Data extracted from a collection:

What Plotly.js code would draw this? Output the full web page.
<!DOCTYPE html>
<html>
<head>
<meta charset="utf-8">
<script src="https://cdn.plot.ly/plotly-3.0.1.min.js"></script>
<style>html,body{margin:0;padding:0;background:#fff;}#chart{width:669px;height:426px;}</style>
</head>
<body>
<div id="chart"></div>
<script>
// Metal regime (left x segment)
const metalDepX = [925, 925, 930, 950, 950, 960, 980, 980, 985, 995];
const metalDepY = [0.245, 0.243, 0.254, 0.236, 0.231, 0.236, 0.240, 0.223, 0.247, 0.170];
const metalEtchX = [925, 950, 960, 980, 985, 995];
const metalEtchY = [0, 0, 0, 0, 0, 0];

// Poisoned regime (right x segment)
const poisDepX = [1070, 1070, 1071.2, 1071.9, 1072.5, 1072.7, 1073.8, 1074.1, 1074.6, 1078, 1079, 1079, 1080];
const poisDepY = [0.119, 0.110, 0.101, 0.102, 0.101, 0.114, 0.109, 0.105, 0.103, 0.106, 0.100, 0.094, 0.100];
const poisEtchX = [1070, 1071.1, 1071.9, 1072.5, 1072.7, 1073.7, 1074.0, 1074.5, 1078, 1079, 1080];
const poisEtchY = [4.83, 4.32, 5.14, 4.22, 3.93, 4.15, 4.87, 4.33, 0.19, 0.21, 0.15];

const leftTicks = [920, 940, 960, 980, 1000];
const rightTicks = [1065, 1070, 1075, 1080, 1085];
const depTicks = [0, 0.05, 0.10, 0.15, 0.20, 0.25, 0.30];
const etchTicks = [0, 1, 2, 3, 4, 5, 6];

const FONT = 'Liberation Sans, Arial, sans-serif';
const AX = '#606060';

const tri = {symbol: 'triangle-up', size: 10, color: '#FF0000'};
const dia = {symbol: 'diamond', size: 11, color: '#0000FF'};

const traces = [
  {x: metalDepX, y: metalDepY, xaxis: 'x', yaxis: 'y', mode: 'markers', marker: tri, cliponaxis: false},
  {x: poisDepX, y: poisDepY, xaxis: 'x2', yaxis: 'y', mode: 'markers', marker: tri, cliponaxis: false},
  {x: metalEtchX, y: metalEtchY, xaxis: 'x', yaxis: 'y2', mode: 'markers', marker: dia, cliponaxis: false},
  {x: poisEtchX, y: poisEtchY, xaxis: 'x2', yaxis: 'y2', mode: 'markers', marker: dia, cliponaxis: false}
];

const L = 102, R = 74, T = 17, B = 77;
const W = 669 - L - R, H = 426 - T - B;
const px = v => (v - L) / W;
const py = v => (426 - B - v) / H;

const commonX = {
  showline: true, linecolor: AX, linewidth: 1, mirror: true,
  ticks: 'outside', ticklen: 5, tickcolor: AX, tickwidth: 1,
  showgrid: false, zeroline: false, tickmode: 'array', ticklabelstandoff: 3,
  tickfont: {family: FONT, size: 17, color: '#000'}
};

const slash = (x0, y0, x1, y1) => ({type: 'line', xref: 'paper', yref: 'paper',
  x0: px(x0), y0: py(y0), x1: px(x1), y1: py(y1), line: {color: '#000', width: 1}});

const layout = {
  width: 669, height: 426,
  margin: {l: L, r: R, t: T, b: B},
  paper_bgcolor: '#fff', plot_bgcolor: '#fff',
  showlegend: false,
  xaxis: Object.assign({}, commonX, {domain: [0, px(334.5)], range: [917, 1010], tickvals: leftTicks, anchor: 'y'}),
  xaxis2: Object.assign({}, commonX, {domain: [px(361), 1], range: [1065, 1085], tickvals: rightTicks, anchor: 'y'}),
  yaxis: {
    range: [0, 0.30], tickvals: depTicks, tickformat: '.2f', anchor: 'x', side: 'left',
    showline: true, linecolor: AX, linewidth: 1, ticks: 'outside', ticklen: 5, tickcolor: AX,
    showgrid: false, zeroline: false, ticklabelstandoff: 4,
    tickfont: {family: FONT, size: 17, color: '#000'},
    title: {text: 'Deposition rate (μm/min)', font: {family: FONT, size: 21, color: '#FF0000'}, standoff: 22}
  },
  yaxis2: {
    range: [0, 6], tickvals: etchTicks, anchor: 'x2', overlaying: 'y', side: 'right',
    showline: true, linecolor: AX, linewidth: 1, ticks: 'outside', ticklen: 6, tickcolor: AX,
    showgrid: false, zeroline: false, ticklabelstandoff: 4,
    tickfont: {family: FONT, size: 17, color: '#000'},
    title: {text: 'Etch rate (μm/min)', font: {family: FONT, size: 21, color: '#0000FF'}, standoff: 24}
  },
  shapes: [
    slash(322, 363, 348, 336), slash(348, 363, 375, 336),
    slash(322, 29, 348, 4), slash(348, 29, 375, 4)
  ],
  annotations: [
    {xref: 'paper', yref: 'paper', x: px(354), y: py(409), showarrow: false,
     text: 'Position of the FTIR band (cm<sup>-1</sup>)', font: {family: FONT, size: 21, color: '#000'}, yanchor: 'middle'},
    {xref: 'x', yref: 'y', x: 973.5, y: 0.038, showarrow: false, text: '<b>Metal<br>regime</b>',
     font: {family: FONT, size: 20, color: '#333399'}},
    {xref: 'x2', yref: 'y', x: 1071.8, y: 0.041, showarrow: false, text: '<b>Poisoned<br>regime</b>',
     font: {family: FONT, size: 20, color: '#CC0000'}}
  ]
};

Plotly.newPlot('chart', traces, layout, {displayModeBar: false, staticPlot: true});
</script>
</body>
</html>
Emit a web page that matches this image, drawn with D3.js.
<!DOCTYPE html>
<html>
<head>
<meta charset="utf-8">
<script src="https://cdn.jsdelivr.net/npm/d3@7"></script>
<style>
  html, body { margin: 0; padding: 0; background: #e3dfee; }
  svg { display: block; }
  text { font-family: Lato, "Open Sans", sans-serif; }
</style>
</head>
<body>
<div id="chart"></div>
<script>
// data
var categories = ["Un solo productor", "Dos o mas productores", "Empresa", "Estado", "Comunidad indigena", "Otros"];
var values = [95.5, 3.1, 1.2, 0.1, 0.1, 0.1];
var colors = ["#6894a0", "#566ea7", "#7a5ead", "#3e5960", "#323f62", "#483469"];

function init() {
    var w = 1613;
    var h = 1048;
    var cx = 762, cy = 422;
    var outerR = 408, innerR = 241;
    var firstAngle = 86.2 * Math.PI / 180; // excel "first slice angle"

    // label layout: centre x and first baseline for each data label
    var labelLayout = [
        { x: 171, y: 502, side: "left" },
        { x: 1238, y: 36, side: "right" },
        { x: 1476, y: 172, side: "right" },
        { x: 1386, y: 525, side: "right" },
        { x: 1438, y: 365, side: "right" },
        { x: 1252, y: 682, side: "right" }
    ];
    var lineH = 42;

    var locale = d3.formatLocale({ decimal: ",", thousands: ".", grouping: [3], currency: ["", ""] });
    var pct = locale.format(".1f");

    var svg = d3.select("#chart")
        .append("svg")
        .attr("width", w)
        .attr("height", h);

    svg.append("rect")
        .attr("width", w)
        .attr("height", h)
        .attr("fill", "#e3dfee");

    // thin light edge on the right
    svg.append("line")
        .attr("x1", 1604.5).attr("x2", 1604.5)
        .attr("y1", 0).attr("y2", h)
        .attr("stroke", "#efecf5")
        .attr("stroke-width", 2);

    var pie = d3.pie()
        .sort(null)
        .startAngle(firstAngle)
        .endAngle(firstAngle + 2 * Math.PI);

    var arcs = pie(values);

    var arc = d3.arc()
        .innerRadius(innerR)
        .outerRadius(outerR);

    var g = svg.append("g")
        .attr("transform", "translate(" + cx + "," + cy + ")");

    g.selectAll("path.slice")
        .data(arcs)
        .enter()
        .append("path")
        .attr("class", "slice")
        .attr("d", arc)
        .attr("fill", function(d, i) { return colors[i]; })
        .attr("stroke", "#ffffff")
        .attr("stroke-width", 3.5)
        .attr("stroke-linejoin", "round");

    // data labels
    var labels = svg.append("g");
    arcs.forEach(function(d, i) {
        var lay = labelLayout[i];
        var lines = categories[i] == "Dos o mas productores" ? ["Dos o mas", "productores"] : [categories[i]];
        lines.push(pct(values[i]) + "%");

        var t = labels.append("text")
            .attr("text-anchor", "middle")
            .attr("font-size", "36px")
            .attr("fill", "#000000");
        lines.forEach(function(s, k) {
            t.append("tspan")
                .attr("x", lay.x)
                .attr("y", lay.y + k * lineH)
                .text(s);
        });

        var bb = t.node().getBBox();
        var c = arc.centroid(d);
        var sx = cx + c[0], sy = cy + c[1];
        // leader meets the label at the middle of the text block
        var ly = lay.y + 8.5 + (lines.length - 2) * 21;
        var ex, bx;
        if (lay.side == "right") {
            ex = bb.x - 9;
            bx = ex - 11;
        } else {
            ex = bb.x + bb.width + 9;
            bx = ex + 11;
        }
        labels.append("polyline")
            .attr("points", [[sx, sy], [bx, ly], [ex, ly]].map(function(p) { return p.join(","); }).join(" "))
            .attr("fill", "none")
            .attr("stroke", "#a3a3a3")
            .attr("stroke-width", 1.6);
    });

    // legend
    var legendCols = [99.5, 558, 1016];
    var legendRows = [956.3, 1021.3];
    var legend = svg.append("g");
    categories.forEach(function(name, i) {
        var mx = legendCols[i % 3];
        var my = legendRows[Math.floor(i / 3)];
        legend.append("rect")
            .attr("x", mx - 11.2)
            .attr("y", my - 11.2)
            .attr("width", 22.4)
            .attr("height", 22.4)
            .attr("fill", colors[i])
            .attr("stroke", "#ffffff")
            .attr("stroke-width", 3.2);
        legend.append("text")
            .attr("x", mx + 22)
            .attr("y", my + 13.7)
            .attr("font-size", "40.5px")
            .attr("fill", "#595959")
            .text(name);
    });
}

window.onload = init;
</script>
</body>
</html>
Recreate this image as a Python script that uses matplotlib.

* YOUR TASK *
Gather from the records above every line containing the string "image".

* EXPECTED ANSWER *
Emit a web page that matches this image, drawn with D3.js.
Recreate this image as a Python script that uses matplotlib.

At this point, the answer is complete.